Let's see what you know about dairy goat breeds:

1) Which nose is "roman"? dished? Write the answer beside the picture and write the name of a breed you would expect to have this trait.

a) b)

 

 

 

 

 

2) Which breed would you be likely to choose if you lived in a hot climate and wanted creamy milk ?

3) Name the breed that has a bay color pattern.

4) Name the breed developed in the U.S.

5) Is a 3,000 lb. herd average above, below or equal to the French Alpine breed average for milk yield?


Suggested Activities


1) Study the Breed Standard in the American Dairy Goat Association Handbook or in "Dairy Goat Judging Techniques" by Considine and Trimberger.
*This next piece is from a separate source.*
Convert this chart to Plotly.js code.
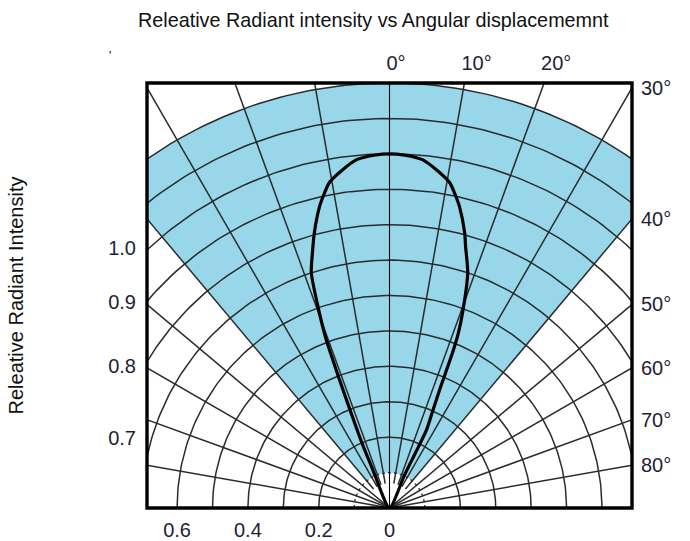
<!DOCTYPE html>
<html><head><meta charset="utf-8">
<script src="https://cdn.plot.ly/plotly-3.0.1.min.js"></script>
<style>html,body{margin:0;padding:0;background:#fff}#chart{width:690px;height:541px}</style>
</head><body><div id="chart"></div>
<script>
// Radiation pattern: angular displacement (deg, + = right) and relative radiant intensity
const angleDeg = [-23, -23.5, -23, -22.1, -21.3, -20.6, -19.6, -18.4, -16.6, -15.3, -13.1, -11.8, -10.5, -8, -5.4, -2.5, 0,
                  2.5, 5.4, 8, 10.5, 11.8, 13.1, 15.3, 16.2, 18.4, 20.5, 21.5, 22.1, 23, 24, 25.4, 25.2, 24.5, 24];
const relIntensity = [0, 0.12, 0.2, 0.28, 0.39, 0.51, 0.6, 0.70, 0.76, 0.805, 0.873, 0.905, 0.934, 0.963, 0.988, 0.997, 1.0,
                      0.997, 0.988, 0.963, 0.934, 0.905, 0.873, 0.805, 0.77, 0.70, 0.59, 0.53, 0.473, 0.362, 0.30, 0.244, 0.17, 0.10, 0];

// Polar grid definition
const arcRadii = [0.2, 0.3, 0.4, 0.5, 0.6, 0.7, 0.8, 0.9, 1.0, 1.1, 1.2];
const innerArcRadius = [0.1];
const spokeAngles = [-80, -70, -60, -50, -40, -30, -20, -10, 0, 10, 20, 30, 40, 50, 60, 70, 80];
const shadedAngles = [-40, 40];
const shadedRadii = [0.1, 1.2];

// Tick labels
const bottomTickVals = [0.6, 0.4, 0.2, 0];
const bottomTickText = ["0.6", "0.4", "0.2", "0"];
const leftTickText = ["1.0", "0.9", "0.8", "0.7"];
const leftTickVals = [0.734, 0.582, 0.401, 0.198];
const rightTickAngles = [30, 40, 50, 60, 70, 80];
const topTickAngles = [0, 10, 20];

const XMAX = 0.685, YMAX = 1.2;
const D = Math.PI / 180;
const px = (r, a) => r * Math.sin(a * D);
const py = (r, a) => r * Math.cos(a * D);

// shaded sector
const sx = [], sy = [];
for (let a = shadedAngles[0]; a <= shadedAngles[1]; a += 1) { sx.push(px(shadedRadii[1], a)); sy.push(py(shadedRadii[1], a)); }
for (let a = shadedAngles[1]; a >= shadedAngles[0]; a -= 1) { sx.push(px(shadedRadii[0], a)); sy.push(py(shadedRadii[0], a)); }

// arcs
const ax = [], ay = [];
arcRadii.forEach(r => {
  for (let a = -90; a <= 90; a += 1) { ax.push(px(r, a)); ay.push(py(r, a)); }
  ax.push(null); ay.push(null);
});
const ix = [], iy = [];
innerArcRadius.forEach(r => {
  for (let a = -90; a <= 90; a += 1) { ix.push(px(r, a)); iy.push(py(r, a)); }
});
// spokes
const spx = [], spy = [];
spokeAngles.forEach(a => {
  if (a === 0) return;
  const r0 = Math.abs(a) <= 40 ? 0.07 : 0;
  spx.push(px(r0, a), px(2, a), null);
  spy.push(py(r0, a), py(2, a), null);
});

const cx = angleDeg.map((a, i) => px(relIntensity[i], a));
const cy = angleDeg.map((a, i) => py(relIntensity[i], a));

const FONT = 'Liberation Sans, Arial, sans-serif';
const tickFont = {family: FONT, size: 20, color: '#1e1e34'};
const GRID = '#2b2b2b';

const traces = [
  {x: sx, y: sy, type: 'scatter', mode: 'lines', fill: 'toself', fillcolor: '#97d7e9',
   line: {width: 0, color: '#97d7e9'}, hoverinfo: 'skip'},
  {x: ax, y: ay, type: 'scatter', mode: 'lines', line: {color: GRID, width: 1.5}, hoverinfo: 'skip'},
  {x: ix, y: iy, type: 'scatter', mode: 'lines', line: {color: GRID, width: 1.3, dash: '3px,3px'}, hoverinfo: 'skip'},
  {x: spx, y: spy, type: 'scatter', mode: 'lines', line: {color: GRID, width: 1.5}, hoverinfo: 'skip'},
  {x: [0, 0], y: [0, 2], type: 'scatter', mode: 'lines', line: {color: '#000', width: 1.1}, hoverinfo: 'skip'},
  {x: cx, y: cy, type: 'scatter', mode: 'lines', line: {color: '#000', width: 3.2, shape: 'spline', smoothing: 0.6}, hoverinfo: 'skip'},
  {x: [null], y: [null], xaxis: 'x2', yaxis: 'y2', type: 'scatter', mode: 'lines', hoverinfo: 'skip'}
];

const layout = {
  width: 690, height: 541,
  margin: {l: 147, r: 58, t: 83, b: 33, pad: 0},
  paper_bgcolor: '#fff', plot_bgcolor: '#fff',
  showlegend: false,
  title: {text: 'Releative Radiant intensity vs Angular displacememnt',
          font: {family: FONT, size: 19.8, color: '#111'},
          x: 0.541, xref: 'container', xanchor: 'center', y: 0.963, yref: 'container', yanchor: 'middle'},
  xaxis: {range: [-XMAX, XMAX], showgrid: false, zeroline: false, showline: false, fixedrange: true,
          tickmode: 'array', tickvals: bottomTickVals.map(v => -v), ticktext: bottomTickText,
          ticks: '', ticklabelstandoff: 8, tickfont: tickFont},
  xaxis2: {overlaying: 'x', side: 'top', anchor: 'y', range: [-XMAX, XMAX], showgrid: false, zeroline: false, showline: false,
           fixedrange: true, tickmode: 'array', tickvals: topTickAngles.map(a => YMAX * Math.tan(a * D)),
           ticktext: topTickAngles.map(a => a + '°'), ticks: '', ticklabelposition: 'outside right',
           ticklabelshift: -3, ticklabelstandoff: 8, tickfont: tickFont},
  yaxis: {range: [0, YMAX], showgrid: false, zeroline: false, showline: false, fixedrange: true,
          tickmode: 'array', tickvals: leftTickVals, ticktext: leftTickText, ticks: '', ticklabelstandoff: 10,
          tickfont: tickFont,
          title: {text: 'Releative Radiant Intensity', font: {family: FONT, size: 20, color: '#111'}, standoff: 79}},
  yaxis2: {overlaying: 'y', side: 'right', anchor: 'x', range: [0, YMAX], showgrid: false, zeroline: false, showline: false,
           fixedrange: true, tickmode: 'array', tickvals: rightTickAngles.map(a => XMAX / Math.tan(a * D)),
           ticktext: rightTickAngles.map(a => a + '°'), ticks: '', ticklabelstandoff: 8, tickfont: tickFont},
  shapes: [{type: 'rect', xref: 'paper', yref: 'paper', x0: 0, x1: 1, y0: 0, y1: 1, line: {color: '#000', width: 3.4}}],
  annotations: [{text: "'", xref: 'paper', yref: 'paper', x: -0.0825, y: 1.085, showarrow: false,
                 font: {family: FONT, size: 12, color: '#000'}}]
};

Plotly.newPlot('chart', traces, layout, {displayModeBar: false, staticPlot: true});
</script></body></html>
2) Search in your public library for magazine articles on the origins of one of the dairy goat breeds or on dairy goat breeds that are popular in another country. Note - past issues of the Dairy Goat Journal are a good place to start your search.

3) Have a formal debate in your 4-H club about which dairy goat breeds is "best". To make it extra fun, have the defendants support a breed they don't own themselves.

4) Visit a goat farm that has several dairy goat breeds or go to a goat show and write down your observations about how the appearances and behaviors compare between the different breeds.

5) Do library research on what breed characteristics or traits of the Nubian would help it out in a tropical climate.

6) Get a world map or globe and pinpoint the areas where each dairy goat breed was developed.*

7) Make a scrapbook of pictures and information about your favorite dairy goat breed .*

* activity is suitable for Cloverbuds as well.